Published 4:00 pm Tuesday, January 17, 2006

ILWACO – Albert Olsen, a retired officer-in-charge at U.S. Coast Guard Station Cape Disappointment, attended the commemorative ceremony Thursday morning. Olsen was acquainted with John Culp, a coxswain who lost his life on the Triumph.

Daylight was fading when the crab boat Mermaid lost its rudder in the ocean near one of the deadliest river bars in the world.

As seas built to 30 feet and gale-force winds churned the surf off Peacock Spit at the mouth of the Columbia River, the U.S. Coast Guard attempted to rescue the drifting boat’s crew.

In the end, seven people lost their lives that night 45 years ago, five of them crew aboard the Coast Guard motor lifeboat Triumph.

The Coast Guard honored those victims Thursday at a ceremony commemorating the tragedy, in what may become an annual event through its 50th anniversary, said Boatswain’s Mate 1st Class Kyle Betts, launching the service at Station Cape Disappointment in Ilwaco.

“This is our job,” Betts said. “We go out so others may live.”

While it’s the nature of the job, sometimes nature takes its toll. The crew braving the storm that night “risked their lives,” he said. “Some paid the ultimate price.”

On Jan. 12, 1961, Cape Disappointment responded to the struggling Mermaid’s distress call, launching a 36-foot motor lifeboat and a 40-foot lifeboat to help, and requesting assistance from the former Coast Guard Station Point Adams, located in Hammond, Ore. until the 1960s. The Oregon station sent a 36-foot lifeboat and the 52-foot Triumph.

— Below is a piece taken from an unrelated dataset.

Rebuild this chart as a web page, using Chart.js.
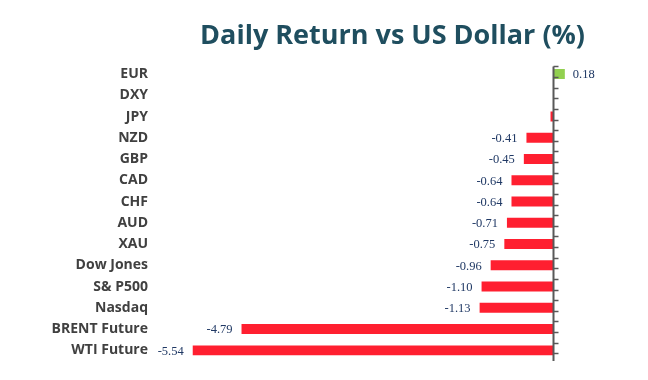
<!DOCTYPE html>
<html><head><meta charset="utf-8">
<script src="https://cdn.jsdelivr.net/npm/chart.js@4"></script>
<style>html,body{margin:0;padding:0;background:#fff}#wrap{width:648px;height:380px}</style>
</head><body><div id="wrap"><canvas id="c"></canvas></div>
<script>
const categories = ["EUR","DXY","JPY","NZD","GBP","CAD","CHF","AUD","XAU","Dow Jones","S& P500","Nasdaq","BRENT Future","WTI Future"];
const returns = [0.18, 0.00, -0.04, -0.41, -0.45, -0.64, -0.64, -0.71, -0.75, -0.96, -1.10, -1.13, -4.79, -5.54];
const titleText = "Daily Return vs US Dollar (%)";

const zeroAxis = {
  id: 'zeroAxis',
  afterDatasetsDraw(chart) {
    const ctx = chart.ctx, xs = chart.scales.x, ys = chart.scales.y;
    const x0 = Math.round(xs.getPixelForValue(0)) + 0.5;
    const band = (ys.getPixelForValue(1) - ys.getPixelForValue(0));
    const top = ys.getPixelForValue(0) - band / 2, bot = ys.getPixelForValue(categories.length - 1) + band / 2;
    ctx.save();
    ctx.strokeStyle = '#595959'; ctx.lineWidth = 2;
    ctx.beginPath(); ctx.moveTo(x0, top + 3); ctx.lineTo(x0, bot); ctx.stroke();
    ctx.lineWidth = 1.5;
    for (let i = 0; i <= categories.length * 2; i++) {
      const y = Math.round(top + 3 + i * band / 2) + 0.5;
      if (y > bot + 1) break;
      ctx.beginPath(); ctx.moveTo(x0, y); ctx.lineTo(x0 + 5, y); ctx.stroke();
    }
    ctx.font = '12.5px "Liberation Serif", "DejaVu Serif", serif';
    ctx.fillStyle = '#1f3864'; ctx.textBaseline = 'middle';
    const meta = chart.getDatasetMeta(0);
    returns.forEach((v, i) => {
      if (Math.abs(v) < 0.1) return;
      const el = meta.data[i];
      const t = v.toFixed(2);
      if (v >= 0) { ctx.textAlign = 'left'; ctx.fillText(t, el.x + 8, el.y + 1); }
      else { ctx.textAlign = 'right'; ctx.fillText(t, el.x - 9, el.y + 1); }
    });
    ctx.restore();
  }
};

new Chart(document.getElementById('c'), {
  type: 'bar',
  data: {
    labels: categories,
    datasets: [{
      data: returns,
      backgroundColor: returns.map(v => v >= 0 ? '#92d050' : '#ff1f30'),
      borderWidth: 0,
      barPercentage: 0.47,
      categoryPercentage: 1.0
    }]
  },
  options: {
    indexAxis: 'y',
    responsive: true,
    maintainAspectRatio: false,
    animation: false,
    layout: { padding: { left: 0, right: 63, top: 0, bottom: 19 } },
    plugins: {
      legend: { display: false },
      tooltip: { enabled: false },
      title: {
        display: true, text: titleText, align: 'end', color: '#1f4e5f',
        font: { family: '"Open Sans", Lato, sans-serif', size: 27, weight: 'bold' },
        padding: { top: 20, bottom: 11 }
      }
    },
    scales: {
      x: { min: -6.12, max: 0.49, display: false, grid: { display: false } },
      y: {
        grid: { display: false, drawTicks: false },
        border: { display: false },
        ticks: { color: '#404040', padding: 7, font: { family: '"Open Sans", Lato, sans-serif', size: 14, weight: 'bold' } },
        afterFit(s) { s.width = 155; }
      }
    }
  },
  plugins: [zeroAxis]
});
</script></body></html>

The crews faced deafening noise, heavy rain and gale-force winds, but “even in the extreme conditions, they remained steadfast,” Betts said. “This night, however, would not prove victorious for the Coast Guard … Mother Nature remains the most powerful force on the planet.”

Cape Disappointment’s 40-footer was the first boat to sink, capsized by a monster wave. The station’s 36-foot boat rescued the sunken boat’s crew and took them to the now-retired Columbia Lightship, but the rescuers’ boat sank soon after.

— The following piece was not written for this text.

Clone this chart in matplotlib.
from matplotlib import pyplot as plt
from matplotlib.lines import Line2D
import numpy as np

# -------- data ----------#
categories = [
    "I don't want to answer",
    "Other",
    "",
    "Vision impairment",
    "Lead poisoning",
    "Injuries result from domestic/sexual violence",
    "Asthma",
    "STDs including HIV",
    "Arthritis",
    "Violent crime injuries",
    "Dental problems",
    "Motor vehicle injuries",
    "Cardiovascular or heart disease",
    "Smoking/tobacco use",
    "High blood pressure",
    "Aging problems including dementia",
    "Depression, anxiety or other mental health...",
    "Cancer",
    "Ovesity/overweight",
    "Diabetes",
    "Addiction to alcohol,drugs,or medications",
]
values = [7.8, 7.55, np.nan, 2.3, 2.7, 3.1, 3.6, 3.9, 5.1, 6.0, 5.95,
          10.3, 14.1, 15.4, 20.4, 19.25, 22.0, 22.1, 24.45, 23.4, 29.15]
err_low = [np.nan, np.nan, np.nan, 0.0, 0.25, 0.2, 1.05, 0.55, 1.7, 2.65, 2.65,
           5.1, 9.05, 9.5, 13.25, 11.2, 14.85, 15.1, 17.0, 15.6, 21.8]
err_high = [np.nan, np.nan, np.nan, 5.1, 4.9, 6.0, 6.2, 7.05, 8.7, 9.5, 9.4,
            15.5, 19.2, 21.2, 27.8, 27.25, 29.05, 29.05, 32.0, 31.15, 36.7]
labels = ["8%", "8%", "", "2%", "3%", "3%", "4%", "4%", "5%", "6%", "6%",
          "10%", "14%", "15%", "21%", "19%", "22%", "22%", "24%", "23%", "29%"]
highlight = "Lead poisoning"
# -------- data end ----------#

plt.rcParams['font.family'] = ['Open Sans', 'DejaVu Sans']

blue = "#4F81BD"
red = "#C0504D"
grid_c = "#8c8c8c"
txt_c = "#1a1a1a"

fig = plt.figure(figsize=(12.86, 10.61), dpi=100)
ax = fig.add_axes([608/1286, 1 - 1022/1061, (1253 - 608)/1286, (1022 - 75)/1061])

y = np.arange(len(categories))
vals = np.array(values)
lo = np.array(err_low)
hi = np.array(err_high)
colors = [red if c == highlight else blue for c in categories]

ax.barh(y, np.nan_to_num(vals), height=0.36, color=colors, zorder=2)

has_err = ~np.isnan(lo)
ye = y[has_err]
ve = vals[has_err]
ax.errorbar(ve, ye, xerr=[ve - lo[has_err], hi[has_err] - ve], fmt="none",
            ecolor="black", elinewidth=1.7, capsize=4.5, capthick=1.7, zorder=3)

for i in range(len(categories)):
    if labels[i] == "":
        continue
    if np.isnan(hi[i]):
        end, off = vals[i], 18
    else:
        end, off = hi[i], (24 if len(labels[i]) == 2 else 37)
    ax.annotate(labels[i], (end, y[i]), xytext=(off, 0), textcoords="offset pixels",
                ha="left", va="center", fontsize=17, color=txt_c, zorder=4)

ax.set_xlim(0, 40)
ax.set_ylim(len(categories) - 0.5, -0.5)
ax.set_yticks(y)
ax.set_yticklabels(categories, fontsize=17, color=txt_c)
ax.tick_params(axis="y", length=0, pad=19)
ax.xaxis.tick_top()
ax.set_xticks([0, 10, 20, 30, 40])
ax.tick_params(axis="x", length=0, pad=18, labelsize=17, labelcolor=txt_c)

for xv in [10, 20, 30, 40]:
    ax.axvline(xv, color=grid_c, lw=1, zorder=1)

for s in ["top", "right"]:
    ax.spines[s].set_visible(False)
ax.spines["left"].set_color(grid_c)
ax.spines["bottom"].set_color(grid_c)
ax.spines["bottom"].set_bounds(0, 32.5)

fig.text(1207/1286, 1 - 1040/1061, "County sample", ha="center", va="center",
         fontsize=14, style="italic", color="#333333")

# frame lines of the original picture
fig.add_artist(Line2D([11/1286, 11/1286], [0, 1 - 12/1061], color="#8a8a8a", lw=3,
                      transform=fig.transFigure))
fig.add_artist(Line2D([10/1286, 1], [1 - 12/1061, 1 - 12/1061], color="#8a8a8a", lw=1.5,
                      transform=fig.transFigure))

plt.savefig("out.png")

Meanwhile, the Point Adams boats attempted to hook towlines to the foundering 38-foot crabber. As the Triumph took a turn, a rogue wave slammed into it, capsizing the rare 52-foot lifeboat. While a 36-footer came close to success, another large breaker hit, snapping the towline and capsizing the Mermaid.

Five of six rescuers aboard the Triumph drowned, as did the Mermaid’s two-person crew.

The accident is one of many to have occurred at the Columbia River Bar, where strong outgoing tides clash with large incoming swells at the point where the river spills into the Pacific Ocean.

About 30 Coast Guard members, retirees and auxiliarists overlooked the treacherous site at Thursday’s memorial service, where the sunken 52-foot boat’s predecessor, Triumph II, plowed through the water with five other boats to lay a wreath in memory of the lives lost.

Unlike the original Triumph, the Triumph II is steel-hulled, one of four boats modeled after the Triumph and its sister boat, the Invincible.

Retired Capt. Albert Olsen was officer-in-charge at Cape Disappointment 50 years ago, and his father was on the original Triumph crew from 1935 to 1941.

Olsen knew John Culp, the coxswain controlling the 52-foot motor lifeboat during the 1961 tragedy.

The boat was tough, said the retired Coast Guardsman, who now lives in Rockaway Beach. He knew someone who at one point turned it upside down – on its beam’s end.

“She was really a good boat,” Olsen said. “When she was built it was state of the art … self-righting, with a hull framed with straight-grain oak ribs.”

Even so, a storm can do damage to the hardiest vessels. This week’s storm took a small toll on the newer Triumph.

Checking on a crab boat in the Pacific Ocean Wednesday, the lifeboat nailed a submerged object on its way back in; it also hit a crab pot. Rolled by the rough seas, it needed some work before making the commemoration’s wreath-laying journey.

But this time around, it was up to the commanding officer whether the boat even launched a rescue attempt.

Risk is a necessary part of working in the Coast Guard, but the agency now thinks harder about what those risks are.

“The crews that night were living with our old motto: You have to go out; you don’t have to come back,” Betts said. “Their legacy has changed the way we do things in the Coast Guard and here at Cape Disappointment.”